▸ Task brief: Output the data word for word, dropping every image.

* Begin Given data *

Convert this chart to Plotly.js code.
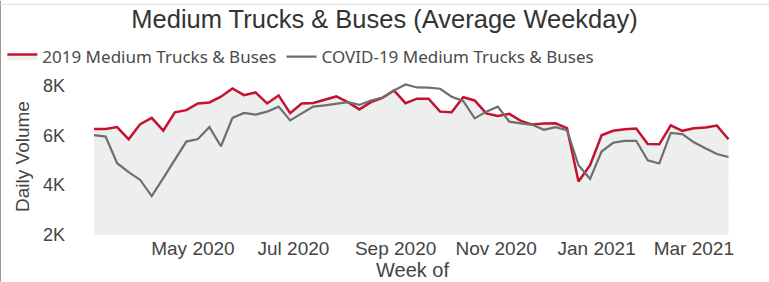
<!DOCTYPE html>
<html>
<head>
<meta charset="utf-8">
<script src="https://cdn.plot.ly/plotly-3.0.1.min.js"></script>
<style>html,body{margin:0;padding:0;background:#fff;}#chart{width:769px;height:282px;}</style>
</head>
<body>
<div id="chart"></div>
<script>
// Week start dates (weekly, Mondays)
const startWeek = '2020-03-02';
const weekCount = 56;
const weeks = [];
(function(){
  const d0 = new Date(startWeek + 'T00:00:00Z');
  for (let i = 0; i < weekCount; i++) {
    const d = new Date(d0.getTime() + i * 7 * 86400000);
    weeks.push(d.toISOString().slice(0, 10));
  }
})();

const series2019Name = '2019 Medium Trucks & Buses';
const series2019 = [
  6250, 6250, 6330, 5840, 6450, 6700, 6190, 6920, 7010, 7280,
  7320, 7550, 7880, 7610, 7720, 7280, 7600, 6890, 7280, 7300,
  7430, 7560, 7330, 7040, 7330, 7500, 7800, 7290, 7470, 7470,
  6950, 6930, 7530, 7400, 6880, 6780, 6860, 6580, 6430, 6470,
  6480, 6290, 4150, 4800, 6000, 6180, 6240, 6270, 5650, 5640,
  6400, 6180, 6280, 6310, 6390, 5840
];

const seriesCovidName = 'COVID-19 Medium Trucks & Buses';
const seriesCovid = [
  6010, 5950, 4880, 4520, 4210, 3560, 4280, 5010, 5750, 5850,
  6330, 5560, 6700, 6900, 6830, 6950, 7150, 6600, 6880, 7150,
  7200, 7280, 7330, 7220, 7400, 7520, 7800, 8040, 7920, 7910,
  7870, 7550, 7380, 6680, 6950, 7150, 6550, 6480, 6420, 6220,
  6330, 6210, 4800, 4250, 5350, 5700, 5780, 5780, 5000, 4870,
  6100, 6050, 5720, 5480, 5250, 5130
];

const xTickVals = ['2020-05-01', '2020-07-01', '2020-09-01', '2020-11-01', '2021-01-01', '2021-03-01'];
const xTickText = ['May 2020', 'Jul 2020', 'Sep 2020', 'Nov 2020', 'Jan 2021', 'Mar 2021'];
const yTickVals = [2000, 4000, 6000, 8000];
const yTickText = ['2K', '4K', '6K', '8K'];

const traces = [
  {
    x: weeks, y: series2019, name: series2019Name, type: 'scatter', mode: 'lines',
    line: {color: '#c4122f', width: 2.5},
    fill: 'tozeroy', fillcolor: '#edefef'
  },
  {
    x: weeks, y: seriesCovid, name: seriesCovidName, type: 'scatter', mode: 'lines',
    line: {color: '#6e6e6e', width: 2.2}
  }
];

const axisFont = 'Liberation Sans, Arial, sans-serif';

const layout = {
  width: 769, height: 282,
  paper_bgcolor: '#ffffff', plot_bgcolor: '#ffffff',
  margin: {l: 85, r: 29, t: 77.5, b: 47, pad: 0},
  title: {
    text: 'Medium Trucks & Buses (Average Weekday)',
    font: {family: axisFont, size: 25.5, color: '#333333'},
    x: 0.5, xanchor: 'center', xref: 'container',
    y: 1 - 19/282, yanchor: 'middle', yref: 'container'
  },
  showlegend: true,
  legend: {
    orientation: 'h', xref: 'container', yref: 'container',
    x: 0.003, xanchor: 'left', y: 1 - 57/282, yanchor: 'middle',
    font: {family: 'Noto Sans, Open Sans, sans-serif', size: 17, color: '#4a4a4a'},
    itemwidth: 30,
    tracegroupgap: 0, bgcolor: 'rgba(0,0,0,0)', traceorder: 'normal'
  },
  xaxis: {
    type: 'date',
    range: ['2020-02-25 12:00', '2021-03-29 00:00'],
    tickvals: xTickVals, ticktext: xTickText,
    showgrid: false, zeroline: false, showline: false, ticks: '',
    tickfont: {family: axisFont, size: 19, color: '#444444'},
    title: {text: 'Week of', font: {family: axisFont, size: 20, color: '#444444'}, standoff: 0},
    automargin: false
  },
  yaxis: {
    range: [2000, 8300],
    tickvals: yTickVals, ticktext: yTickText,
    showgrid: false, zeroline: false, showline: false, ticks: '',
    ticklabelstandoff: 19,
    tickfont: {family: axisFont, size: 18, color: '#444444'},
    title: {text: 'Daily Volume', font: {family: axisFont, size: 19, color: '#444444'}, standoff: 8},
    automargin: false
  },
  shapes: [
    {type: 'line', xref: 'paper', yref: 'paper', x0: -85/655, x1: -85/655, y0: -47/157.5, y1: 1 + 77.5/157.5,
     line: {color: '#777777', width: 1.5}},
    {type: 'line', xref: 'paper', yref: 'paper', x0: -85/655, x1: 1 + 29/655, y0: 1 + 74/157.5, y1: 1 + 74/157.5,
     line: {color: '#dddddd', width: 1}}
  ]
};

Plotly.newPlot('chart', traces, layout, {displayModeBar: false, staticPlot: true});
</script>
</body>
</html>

* End Given data *

▸ Response to this exercise:
Convert this chart to Plotly.js code.
<!DOCTYPE html>
<html>
<head>
<meta charset="utf-8">
<script src="https://cdn.plot.ly/plotly-3.0.1.min.js"></script>
<style>html,body{margin:0;padding:0;background:#fff;}#chart{width:769px;height:282px;}</style>
</head>
<body>
<div id="chart"></div>
<script>
// Week start dates (weekly, Mondays)
const startWeek = '2020-03-02';
const weekCount = 56;
const weeks = [];
(function(){
  const d0 = new Date(startWeek + 'T00:00:00Z');
  for (let i = 0; i < weekCount; i++) {
    const d = new Date(d0.getTime() + i * 7 * 86400000);
    weeks.push(d.toISOString().slice(0, 10));
  }
})();

const series2019Name = '2019 Medium Trucks & Buses';
const series2019 = [
  6250, 6250, 6330, 5840, 6450, 6700, 6190, 6920, 7010, 7280,
  7320, 7550, 7880, 7610, 7720, 7280, 7600, 6890, 7280, 7300,
  7430, 7560, 7330, 7040, 7330, 7500, 7800, 7290, 7470, 7470,
  6950, 6930, 7530, 7400, 6880, 6780, 6860, 6580, 6430, 6470,
  6480, 6290, 4150, 4800, 6000, 6180, 6240, 6270, 5650, 5640,
  6400, 6180, 6280, 6310, 6390, 5840
];

const seriesCovidName = 'COVID-19 Medium Trucks & Buses';
const seriesCovid = [
  6010, 5950, 4880, 4520, 4210, 3560, 4280, 5010, 5750, 5850,
  6330, 5560, 6700, 6900, 6830, 6950, 7150, 6600, 6880, 7150,
  7200, 7280, 7330, 7220, 7400, 7520, 7800, 8040, 7920, 7910,
  7870, 7550, 7380, 6680, 6950, 7150, 6550, 6480, 6420, 6220,
  6330, 6210, 4800, 4250, 5350, 5700, 5780, 5780, 5000, 4870,
  6100, 6050, 5720, 5480, 5250, 5130
];

const xTickVals = ['2020-05-01', '2020-07-01', '2020-09-01', '2020-11-01', '2021-01-01', '2021-03-01'];
const xTickText = ['May 2020', 'Jul 2020', 'Sep 2020', 'Nov 2020', 'Jan 2021', 'Mar 2021'];
const yTickVals = [2000, 4000, 6000, 8000];
const yTickText = ['2K', '4K', '6K', '8K'];

const traces = [
  {
    x: weeks, y: series2019, name: series2019Name, type: 'scatter', mode: 'lines',
    line: {color: '#c4122f', width: 2.5},
    fill: 'tozeroy', fillcolor: '#edefef'
  },
  {
    x: weeks, y: seriesCovid, name: seriesCovidName, type: 'scatter', mode: 'lines',
    line: {color: '#6e6e6e', width: 2.2}
  }
];

const axisFont = 'Liberation Sans, Arial, sans-serif';

const layout = {
  width: 769, height: 282,
  paper_bgcolor: '#ffffff', plot_bgcolor: '#ffffff',
  margin: {l: 85, r: 29, t: 77.5, b: 47, pad: 0},
  title: {
    text: 'Medium Trucks & Buses (Average Weekday)',
    font: {family: axisFont, size: 25.5, color: '#333333'},
    x: 0.5, xanchor: 'center', xref: 'container',
    y: 1 - 19/282, yanchor: 'middle', yref: 'container'
  },
  showlegend: true,
  legend: {
    orientation: 'h', xref: 'container', yref: 'container',
    x: 0.003, xanchor: 'left', y: 1 - 57/282, yanchor: 'middle',
    font: {family: 'Noto Sans, Open Sans, sans-serif', size: 17, color: '#4a4a4a'},
    itemwidth: 30,
    tracegroupgap: 0, bgcolor: 'rgba(0,0,0,0)', traceorder: 'normal'
  },
  xaxis: {
    type: 'date',
    range: ['2020-02-25 12:00', '2021-03-29 00:00'],
    tickvals: xTickVals, ticktext: xTickText,
    showgrid: false, zeroline: false, showline: false, ticks: '',
    tickfont: {family: axisFont, size: 19, color: '#444444'},
    title: {text: 'Week of', font: {family: axisFont, size: 20, color: '#444444'}, standoff: 0},
    automargin: false
  },
  yaxis: {
    range: [2000, 8300],
    tickvals: yTickVals, ticktext: yTickText,
    showgrid: false, zeroline: false, showline: false, ticks: '',
    ticklabelstandoff: 19,
    tickfont: {family: axisFont, size: 18, color: '#444444'},
    title: {text: 'Daily Volume', font: {family: axisFont, size: 19, color: '#444444'}, standoff: 8},
    automargin: false
  },
  shapes: [
    {type: 'line', xref: 'paper', yref: 'paper', x0: -85/655, x1: -85/655, y0: -47/157.5, y1: 1 + 77.5/157.5,
     line: {color: '#777777', width: 1.5}},
    {type: 'line', xref: 'paper', yref: 'paper', x0: -85/655, x1: 1 + 29/655, y0: 1 + 74/157.5, y1: 1 + 74/157.5,
     line: {color: '#dddddd', width: 1}}
  ]
};

Plotly.newPlot('chart', traces, layout, {displayModeBar: false, staticPlot: true});
</script>
</body>
</html>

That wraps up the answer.